— DATA SECTION —
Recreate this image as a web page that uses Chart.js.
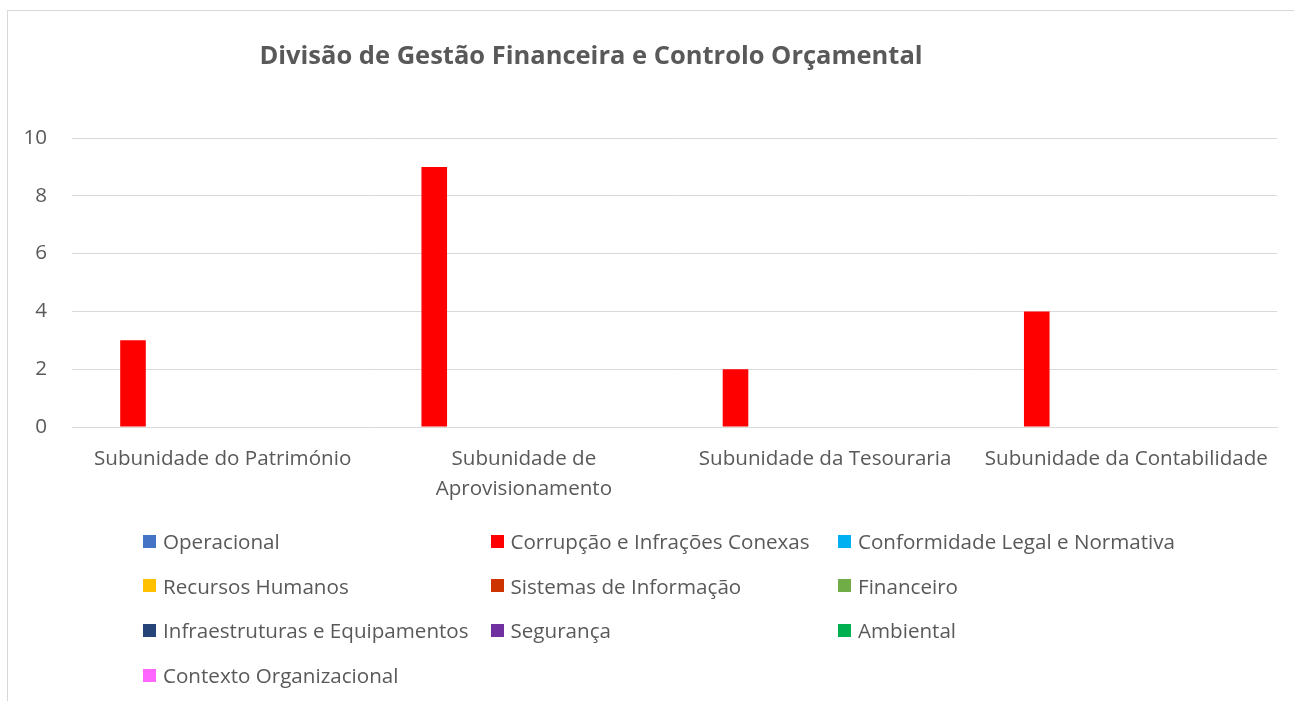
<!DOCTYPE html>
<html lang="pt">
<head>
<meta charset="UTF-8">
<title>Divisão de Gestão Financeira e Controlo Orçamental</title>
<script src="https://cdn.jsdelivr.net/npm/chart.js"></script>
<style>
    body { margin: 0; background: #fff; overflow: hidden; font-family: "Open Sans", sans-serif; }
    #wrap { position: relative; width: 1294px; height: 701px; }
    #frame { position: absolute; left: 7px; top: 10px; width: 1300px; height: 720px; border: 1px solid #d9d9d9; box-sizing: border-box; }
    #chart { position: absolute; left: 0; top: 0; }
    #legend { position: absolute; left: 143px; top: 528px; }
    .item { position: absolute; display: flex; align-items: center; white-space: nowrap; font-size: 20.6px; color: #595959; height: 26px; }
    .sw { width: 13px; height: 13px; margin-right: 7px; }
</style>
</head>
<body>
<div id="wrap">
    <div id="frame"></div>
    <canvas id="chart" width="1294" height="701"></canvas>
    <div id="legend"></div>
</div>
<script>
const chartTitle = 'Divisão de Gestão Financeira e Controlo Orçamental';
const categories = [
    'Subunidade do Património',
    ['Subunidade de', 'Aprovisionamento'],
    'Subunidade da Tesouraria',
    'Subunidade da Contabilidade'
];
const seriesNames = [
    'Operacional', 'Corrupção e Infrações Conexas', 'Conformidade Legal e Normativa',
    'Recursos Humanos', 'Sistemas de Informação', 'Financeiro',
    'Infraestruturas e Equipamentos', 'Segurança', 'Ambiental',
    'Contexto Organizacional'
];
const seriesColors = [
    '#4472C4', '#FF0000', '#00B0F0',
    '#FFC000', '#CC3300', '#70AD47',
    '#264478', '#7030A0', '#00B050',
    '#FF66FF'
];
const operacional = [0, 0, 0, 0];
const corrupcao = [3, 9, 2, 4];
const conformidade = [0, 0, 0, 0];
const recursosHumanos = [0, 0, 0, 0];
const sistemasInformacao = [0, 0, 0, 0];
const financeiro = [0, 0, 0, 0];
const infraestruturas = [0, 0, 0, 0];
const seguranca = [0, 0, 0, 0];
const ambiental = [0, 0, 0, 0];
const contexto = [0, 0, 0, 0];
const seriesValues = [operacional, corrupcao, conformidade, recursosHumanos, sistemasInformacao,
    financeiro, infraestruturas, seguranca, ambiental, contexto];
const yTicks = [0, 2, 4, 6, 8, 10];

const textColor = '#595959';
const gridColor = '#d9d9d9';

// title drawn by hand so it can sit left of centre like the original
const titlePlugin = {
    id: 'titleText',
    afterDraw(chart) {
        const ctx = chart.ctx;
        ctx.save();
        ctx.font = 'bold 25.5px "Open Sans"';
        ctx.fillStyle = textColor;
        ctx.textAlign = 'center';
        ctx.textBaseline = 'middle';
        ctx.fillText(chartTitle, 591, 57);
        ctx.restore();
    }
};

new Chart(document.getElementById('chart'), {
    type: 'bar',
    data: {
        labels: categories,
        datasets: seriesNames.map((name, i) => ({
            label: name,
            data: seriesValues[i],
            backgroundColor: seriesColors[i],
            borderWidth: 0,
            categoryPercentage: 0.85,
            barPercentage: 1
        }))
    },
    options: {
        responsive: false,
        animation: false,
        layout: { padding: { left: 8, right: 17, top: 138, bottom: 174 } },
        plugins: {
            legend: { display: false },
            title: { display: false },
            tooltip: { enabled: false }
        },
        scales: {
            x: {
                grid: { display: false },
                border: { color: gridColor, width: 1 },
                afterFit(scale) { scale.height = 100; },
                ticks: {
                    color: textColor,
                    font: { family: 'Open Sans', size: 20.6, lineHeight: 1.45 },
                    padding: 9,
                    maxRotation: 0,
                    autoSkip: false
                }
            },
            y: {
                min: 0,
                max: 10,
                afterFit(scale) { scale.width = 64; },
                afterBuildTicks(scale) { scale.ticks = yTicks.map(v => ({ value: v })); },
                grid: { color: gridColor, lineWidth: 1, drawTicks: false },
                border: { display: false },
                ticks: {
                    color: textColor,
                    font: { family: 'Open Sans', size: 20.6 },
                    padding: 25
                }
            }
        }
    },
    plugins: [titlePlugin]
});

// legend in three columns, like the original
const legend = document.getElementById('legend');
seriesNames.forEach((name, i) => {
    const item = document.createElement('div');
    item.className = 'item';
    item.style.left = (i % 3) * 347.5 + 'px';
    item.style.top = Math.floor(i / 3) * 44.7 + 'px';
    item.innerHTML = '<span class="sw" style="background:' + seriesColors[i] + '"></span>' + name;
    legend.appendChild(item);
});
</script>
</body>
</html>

— SET PROBLEM —
Please write out all of the material above without changing a word, and omit any pictures.

— SOLVED PROBLEM —
Recreate this image as a web page that uses Chart.js.
<!DOCTYPE html>
<html lang="pt">
<head>
<meta charset="UTF-8">
<title>Divisão de Gestão Financeira e Controlo Orçamental</title>
<script src="https://cdn.jsdelivr.net/npm/chart.js"></script>
<style>
    body { margin: 0; background: #fff; overflow: hidden; font-family: "Open Sans", sans-serif; }
    #wrap { position: relative; width: 1294px; height: 701px; }
    #frame { position: absolute; left: 7px; top: 10px; width: 1300px; height: 720px; border: 1px solid #d9d9d9; box-sizing: border-box; }
    #chart { position: absolute; left: 0; top: 0; }
    #legend { position: absolute; left: 143px; top: 528px; }
    .item { position: absolute; display: flex; align-items: center; white-space: nowrap; font-size: 20.6px; color: #595959; height: 26px; }
    .sw { width: 13px; height: 13px; margin-right: 7px; }
</style>
</head>
<body>
<div id="wrap">
    <div id="frame"></div>
    <canvas id="chart" width="1294" height="701"></canvas>
    <div id="legend"></div>
</div>
<script>
const chartTitle = 'Divisão de Gestão Financeira e Controlo Orçamental';
const categories = [
    'Subunidade do Património',
    ['Subunidade de', 'Aprovisionamento'],
    'Subunidade da Tesouraria',
    'Subunidade da Contabilidade'
];
const seriesNames = [
    'Operacional', 'Corrupção e Infrações Conexas', 'Conformidade Legal e Normativa',
    'Recursos Humanos', 'Sistemas de Informação', 'Financeiro',
    'Infraestruturas e Equipamentos', 'Segurança', 'Ambiental',
    'Contexto Organizacional'
];
const seriesColors = [
    '#4472C4', '#FF0000', '#00B0F0',
    '#FFC000', '#CC3300', '#70AD47',
    '#264478', '#7030A0', '#00B050',
    '#FF66FF'
];
const operacional = [0, 0, 0, 0];
const corrupcao = [3, 9, 2, 4];
const conformidade = [0, 0, 0, 0];
const recursosHumanos = [0, 0, 0, 0];
const sistemasInformacao = [0, 0, 0, 0];
const financeiro = [0, 0, 0, 0];
const infraestruturas = [0, 0, 0, 0];
const seguranca = [0, 0, 0, 0];
const ambiental = [0, 0, 0, 0];
const contexto = [0, 0, 0, 0];
const seriesValues = [operacional, corrupcao, conformidade, recursosHumanos, sistemasInformacao,
    financeiro, infraestruturas, seguranca, ambiental, contexto];
const yTicks = [0, 2, 4, 6, 8, 10];

const textColor = '#595959';
const gridColor = '#d9d9d9';

// title drawn by hand so it can sit left of centre like the original
const titlePlugin = {
    id: 'titleText',
    afterDraw(chart) {
        const ctx = chart.ctx;
        ctx.save();
        ctx.font = 'bold 25.5px "Open Sans"';
        ctx.fillStyle = textColor;
        ctx.textAlign = 'center';
        ctx.textBaseline = 'middle';
        ctx.fillText(chartTitle, 591, 57);
        ctx.restore();
    }
};

new Chart(document.getElementById('chart'), {
    type: 'bar',
    data: {
        labels: categories,
        datasets: seriesNames.map((name, i) => ({
            label: name,
            data: seriesValues[i],
            backgroundColor: seriesColors[i],
            borderWidth: 0,
            categoryPercentage: 0.85,
            barPercentage: 1
        }))
    },
    options: {
        responsive: false,
        animation: false,
        layout: { padding: { left: 8, right: 17, top: 138, bottom: 174 } },
        plugins: {
            legend: { display: false },
            title: { display: false },
            tooltip: { enabled: false }
        },
        scales: {
            x: {
                grid: { display: false },
                border: { color: gridColor, width: 1 },
                afterFit(scale) { scale.height = 100; },
                ticks: {
                    color: textColor,
                    font: { family: 'Open Sans', size: 20.6, lineHeight: 1.45 },
                    padding: 9,
                    maxRotation: 0,
                    autoSkip: false
                }
            },
            y: {
                min: 0,
                max: 10,
                afterFit(scale) { scale.width = 64; },
                afterBuildTicks(scale) { scale.ticks = yTicks.map(v => ({ value: v })); },
                grid: { color: gridColor, lineWidth: 1, drawTicks: false },
                border: { display: false },
                ticks: {
                    color: textColor,
                    font: { family: 'Open Sans', size: 20.6 },
                    padding: 25
                }
            }
        }
    },
    plugins: [titlePlugin]
});

// legend in three columns, like the original
const legend = document.getElementById('legend');
seriesNames.forEach((name, i) => {
    const item = document.createElement('div');
    item.className = 'item';
    item.style.left = (i % 3) * 347.5 + 'px';
    item.style.top = Math.floor(i / 3) * 44.7 + 'px';
    item.innerHTML = '<span class="sw" style="background:' + seriesColors[i] + '"></span>' + name;
    legend.appendChild(item);
});
</script>
</body>
</html>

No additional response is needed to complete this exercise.